The required privileges were not relaxed on publisher after the row filter and
column list features. It is not just to "create another publication". Create
publications require CREATE privilege on databases (that is *not* granted to
PUBLIC).If you have an untrusted user that could bypass your rules about hidden
data, it is better to review your user privileges.
postgres=# CREATE ROLE foo REPLICATION LOGIN;
CREATE ROLE
postgres=# \c - foo
You are now connected to database "postgres" as user "foo".
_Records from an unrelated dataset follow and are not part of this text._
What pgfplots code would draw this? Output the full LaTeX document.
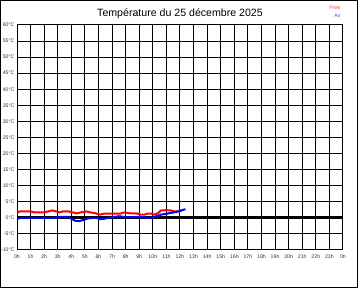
\documentclass[border=0pt]{standalone}
\usepackage{fontspec}
\setmainfont{Liberation Sans}
\usepackage{pgfplots}
\pgfplotsset{compat=1.18}
\begin{document}
\begin{tikzpicture}[x=1pt,y=1pt]
\useasboundingbox (0,0) rectangle (360,288);
\draw[line width=1pt] (0.5,0.5) rectangle (357.5,287.5);
\begin{axis}[
  at={(17pt,38pt)}, anchor=south west,
  scale only axis, width=326pt, height=225pt,
  xmin=0, xmax=24, ymin=-10, ymax=60,
  xtick={0,1,...,24},
  xticklabels={0h,1h,2h,3h,4h,5h,6h,7h,8h,9h,10h,11h,12h,13h,14h,15h,16h,17h,18h,19h,20h,21h,22h,23h,0h},
  ytick={-10,-5,...,60},
  yticklabels={-10°C,-5°C,0°C,5°C,10°C,15°C,20°C,25°C,30°C,35°C,40°C,45°C,50°C,55°C,60°C},
  major tick length=0pt,
  tick label style={font=\fontsize{5.2}{6}\selectfont, text=black!80},
  xticklabel style={yshift=-1pt},
  yticklabel style={xshift=1pt},
  grid=major,
  grid style={black, line width=1pt},
  axis line style={black, line width=1pt},
]
\addplot[black, line width=3pt] coordinates {(0,0) (24,0)};
\addplot[red, line width=2pt] coordinates {
(0,1.5)(0.2,2.0)(0.5,2.0)(1.0,2.0)(1.3,1.7)(2.0,1.7)(2.3,2.0)(2.6,2.3)(2.9,2.0)(3.1,1.7)(3.4,2.0)(3.8,2.0)(4.1,1.7)(4.4,1.4)(4.7,1.7)(5.1,2.0)(5.4,1.7)(5.8,1.4)(6.1,1.0)(6.4,1.3)(7.0,1.3)(7.6,1.3)(7.9,1.7)(8.3,1.4)(8.8,1.4)(9.1,1.0)(9.4,1.0)(9.6,1.3)(9.9,1.3)(10.1,1.0)(10.4,1.5)(10.6,2.3)(11.0,2.4)(11.3,2.3)(11.6,2.0)(11.9,2.0)(12.1,2.2)
};
\addplot[blue, line width=2pt] coordinates {
(0,-0.5)(0.2,0)(1,0)(2,0)(2.8,0)(3.0,0.3)(3.8,0.3)(4.0,-0.3)(4.3,-0.9)(4.6,-1.0)(4.9,-0.6)(5.2,-0.2)(5.5,0)(5.9,0)(6.1,-0.4)(6.4,-0.3)(6.7,0)(7.1,0.2)(7.5,0.5)(7.9,0.3)(8.3,0.2)(9.0,0.2)(9.4,0.2)(9.6,0)(10.0,0.1)(10.3,0.6)(10.6,1.0)(10.9,1.2)(11.3,1.5)(11.7,1.8)(12.0,2.2)(12.4,2.7)
};
\end{axis}
\node[font=\fontsize{10.6}{12}\selectfont] at (180,274) {Température du 25 décembre 2025};
\node[anchor=east, font=\fontsize{5}{6}\selectfont, text=red!75] at (344,280) {Piste};
\node[anchor=east, font=\fontsize{5}{6}\selectfont, text=blue!75] at (344,272) {Air};
\end{tikzpicture}
\end{document}
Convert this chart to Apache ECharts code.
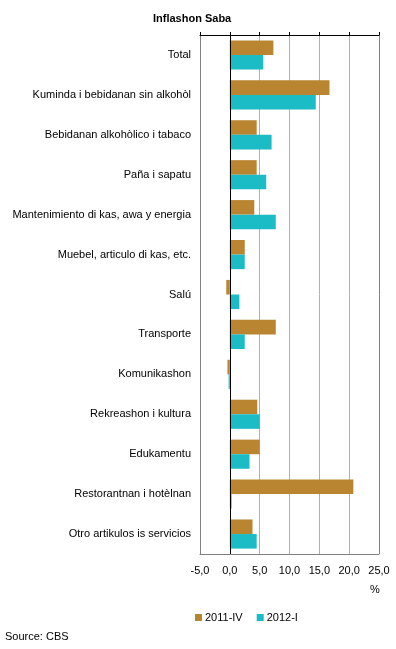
<!DOCTYPE html>
<html>
<head>
<meta charset="utf-8">
<script src="https://cdn.jsdelivr.net/npm/echarts@6/dist/echarts.min.js"></script>
<style>
  html, body { margin: 0; padding: 0; background: #fff; }
  #chart { width: 396px; height: 649px; }
</style>
</head>
<body>
<div id="chart"></div>
<script>
// Data
const categories = [
    'Total',
    'Kuminda i bebidanan sin alkohòl',
    'Bebidanan alkohòlico i tabaco',
    'Paña i sapatu',
    'Mantenimiento di kas, awa y energia',
    'Muebel, articulo di kas, etc.',
    'Salú',
    'Transporte',
    'Komunikashon',
    'Rekreashon i kultura',
    'Edukamentu',
    'Restorantnan i hotèlnan',
    'Otro artikulos is servicios'
];
const values2011IV = [7.3, 16.7, 4.5, 4.5, 4.1, 2.5, -0.6, 7.7, -0.4, 4.6, 5.0, 20.7, 3.8];
const values2012I = [5.6, 14.4, 7.0, 6.1, 7.7, 2.5, 1.6, 2.5, -0.2, 5.0, 3.3, 0.3, 4.5];
const seriesNames = ['2011-IV', '2012-I'];
const xTicks = [-5, 0, 5, 10, 15, 20, 25];

const FONT = 'Liberation Sans, Arial, sans-serif';
const BROWN = '#B98531';
const CYAN = '#1CBCC6';

const chart = echarts.init(document.getElementById('chart'));

// one colour per gridline, edges darker, zero black
const gridColors = xTicks.map((t, i) => {
    if (t === 0) return '#000000';
    if (i === 0 || i === xTicks.length - 1) return '#808080';
    return '#B0B0B0';
});

chart.setOption({
    animation: false,
    textStyle: { fontFamily: FONT },
    title: {
        text: 'Inflashon Saba',
        left: 148,
        top: 8,
        textStyle: { fontFamily: FONT, fontSize: 11, fontWeight: 'bold', color: '#000' }
    },
    legend: {
        data: seriesNames,
        left: 190,
        top: 607,
        icon: 'rect',
        itemWidth: 7,
        itemHeight: 7,
        itemGap: 14,
        textStyle: { fontFamily: FONT, fontSize: 11, color: '#000', padding: [0, 0, 0, -2] }
    },
    grid: { left: 200, right: 17, top: 35, bottom: 95 },
    xAxis: [{
        type: 'value',
        position: 'bottom',
        min: xTicks[0],
        max: xTicks[xTicks.length - 1],
        interval: 5,
        axisLine: { show: true, lineStyle: { color: '#808080', width: 1 } },
        axisTick: { show: false },
        axisLabel: {
            margin: 11,
            fontFamily: FONT,
            fontSize: 11,
            color: '#000',
            formatter: v => v.toFixed(1).replace('.', ',')
        },
        splitLine: { show: true, lineStyle: { color: gridColors, width: 1 } }
    }, {
        type: 'value',
        position: 'top',
        min: xTicks[0],
        max: xTicks[xTicks.length - 1],
        interval: 5,
        axisLine: { show: true, lineStyle: { color: '#000', width: 1 } },
        axisTick: { show: true, inside: false, length: 3, lineStyle: { color: '#000' } },
        axisLabel: { show: false },
        splitLine: { show: false }
    }],
    yAxis: {
        type: 'category',
        data: categories,
        inverse: true,
        axisLine: { show: true, onZero: false, lineStyle: { color: '#808080' } },
        axisTick: { show: false },
        axisLabel: { margin: 9, fontFamily: FONT, fontSize: 11, color: '#000' },
        splitLine: { show: false }
    },
    series: [{
        name: seriesNames[0],
        type: 'bar',
        data: values2011IV,
        itemStyle: { color: BROWN },
        barGap: '0%',
        barCategoryGap: '27%'
    }, {
        name: seriesNames[1],
        type: 'bar',
        data: values2012I,
        itemStyle: { color: CYAN },
        barGap: '0%',
        barCategoryGap: '27%',
        markLine: {
            silent: true,
            symbol: 'none',
            label: { show: false },
            lineStyle: { color: '#000', type: 'solid', width: 1 },
            data: [{ xAxis: 0 }]
        }
    }],
    graphic: [{
        type: 'text',
        left: 370,
        top: 584,
        style: { text: '%', font: '11px ' + FONT, fill: '#000' }
    }, {
        type: 'text',
        left: 5,
        top: 631,
        style: { text: 'Source: CBS', font: '11px ' + FONT, fill: '#000' }
    }]
});
</script>
</body>
</html>
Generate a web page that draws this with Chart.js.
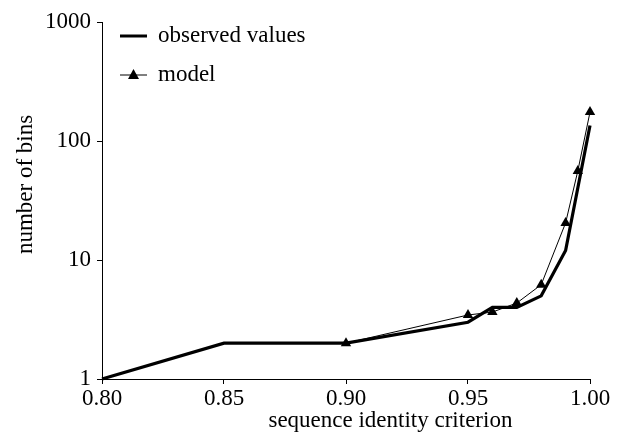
<!DOCTYPE html>
<html lang="en">
<head>
  <meta charset="UTF-8" />
  <title>number of bins vs sequence identity criterion</title>
  <script src="https://cdn.jsdelivr.net/npm/chart.js"></script>
  <style>
    body {
      margin: 0;
      background: #fff;
    }
    .chart-box {
      width: 631px;
      height: 436px;
    }
  </style>
</head>
<body>
  <div class="chart-box">
    <canvas id="binChart"></canvas>
  </div>

  <script>
    // values
    const observedX = [0.80, 0.85, 0.90, 0.95, 0.96, 0.97, 0.98, 0.99, 1.00];
    const observedY = [1, 2, 2, 3, 4, 4, 5, 12, 135];
    const modelX = [0.90, 0.95, 0.96, 0.97, 0.98, 0.99, 0.995, 1.00];
    const modelY = [2, 3.45, 3.65, 4.35, 6.2, 20.5, 56, 175];
    const xTicks = [0.80, 0.85, 0.90, 0.95, 1.00];
    const yTicks = [1, 10, 100, 1000];

    const FONT = '"Liberation Serif", "Times New Roman", serif';
    Chart.defaults.font.family = FONT;
    Chart.defaults.color = '#000';

    const toPoints = (xs, ys) => xs.map((x, i) => ({ x: x, y: ys[i] }));

    // legend + axis titles drawn by hand (the original has them off-centre)
    const extras = {
      id: 'extras',
      afterDatasetsDraw(chart) {
        const c = chart.ctx;
        const a = chart.chartArea;
        const x0 = a.left + 18, x1 = a.left + 45;
        const rows = [
          { y: a.top + 14, text: 'observed values', width: 3, tri: false },
          { y: a.top + 53, text: 'model', width: 1, tri: true }
        ];
        c.save();
        c.strokeStyle = '#000';
        c.fillStyle = '#000';
        c.font = '23px ' + FONT;
        c.textBaseline = 'middle';
        rows.forEach(r => {
          c.lineWidth = r.width;
          c.beginPath();
          c.moveTo(x0, r.y);
          c.lineTo(x1, r.y);
          c.stroke();
          if (r.tri) {
            const cx = (x0 + x1) / 2;
            c.beginPath();
            c.moveTo(cx, r.y - 6);
            c.lineTo(cx + 5.5, r.y + 4);
            c.lineTo(cx - 5.5, r.y + 4);
            c.closePath();
            c.fill();
          }
          c.fillText(r.text, x1 + 11, r.y);
        });

        // x title
        c.textAlign = 'center';
        c.fillText('sequence identity criterion', a.left + (a.right - a.left) * 0.591, a.bottom + 42);

        // y title, rotated
        c.translate(26, a.top + (a.bottom - a.top) * 0.455);
        c.rotate(-Math.PI / 2);
        c.fillText('number of bins', 0, 0);
        c.restore();
      }
    };

    new Chart(document.getElementById('binChart'), {
      type: 'line',
      data: {
        datasets: [
          {
            label: 'observed values',
            data: toPoints(observedX, observedY),
            borderColor: '#000',
            borderWidth: 3.2,
            pointRadius: 0,
            tension: 0,
            clip: false
          },
          {
            label: 'model',
            data: toPoints(modelX, modelY),
            borderColor: '#000',
            backgroundColor: '#000',
            borderWidth: 1,
            pointStyle: 'triangle',
            pointRadius: 6,
            pointBorderWidth: 0,
            tension: 0,
            clip: false
          }
        ]
      },
      options: {
        responsive: true,
        maintainAspectRatio: false,
        animation: false,
        layout: { padding: { top: 22, right: 41, left: 0, bottom: 0 } },
        plugins: {
          legend: { display: false },
          tooltip: { enabled: false }
        },
        scales: {
          x: {
            type: 'linear',
            min: 0.8,
            max: 1.0,
            afterBuildTicks: s => { s.ticks = xTicks.map(v => ({ value: v })); },
            afterFit: s => { s.height = 57; },
            ticks: {
              font: { size: 23 },
              padding: 1,
              maxRotation: 0,
              callback: v => v.toFixed(2)
            },
            grid: { drawOnChartArea: false, tickLength: 5, tickColor: '#000', tickWidth: 1 },
            border: { color: '#000', width: 1 }
          },
          y: {
            type: 'logarithmic',
            min: 1,
            max: 1000,
            afterBuildTicks: s => { s.ticks = yTicks.map(v => ({ value: v })); },
            afterFit: s => { s.width = 102; },
            ticks: {
              font: { size: 23 },
              padding: 6,
              callback: v => String(v)
            },
            grid: { drawOnChartArea: false, tickLength: 5, tickColor: '#000', tickWidth: 1 },
            border: { color: '#000', width: 1 }
          }
        }
      },
      plugins: [extras]
    });
  </script>
</body>
</html>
postgres=> CREATE PUBLICATION pub1;
ERROR: permission denied for database postgres
The documentation [1] says
"The role used for the replication connection must have the REPLICATION
attribute (or be a superuser)."
You can use role foo for the replication connection but role foo couldn't be a
superuser. In this case, even if role foo open a connection to database
postgres, a publication cannot be created due to lack of privileges.
Don't we need privileges on publication (e.g GRANT USAGE ON PUBLICATION ...)
now?
Maybe. We rely on CREATE privilege on databases right now. If you say that
GRANT USAGE ON PUBLICATION is just a command that will have the same effect as
REPLICATION property [1] has right now, I would say it won't. Are you aiming a
fine-grained access control on publisher?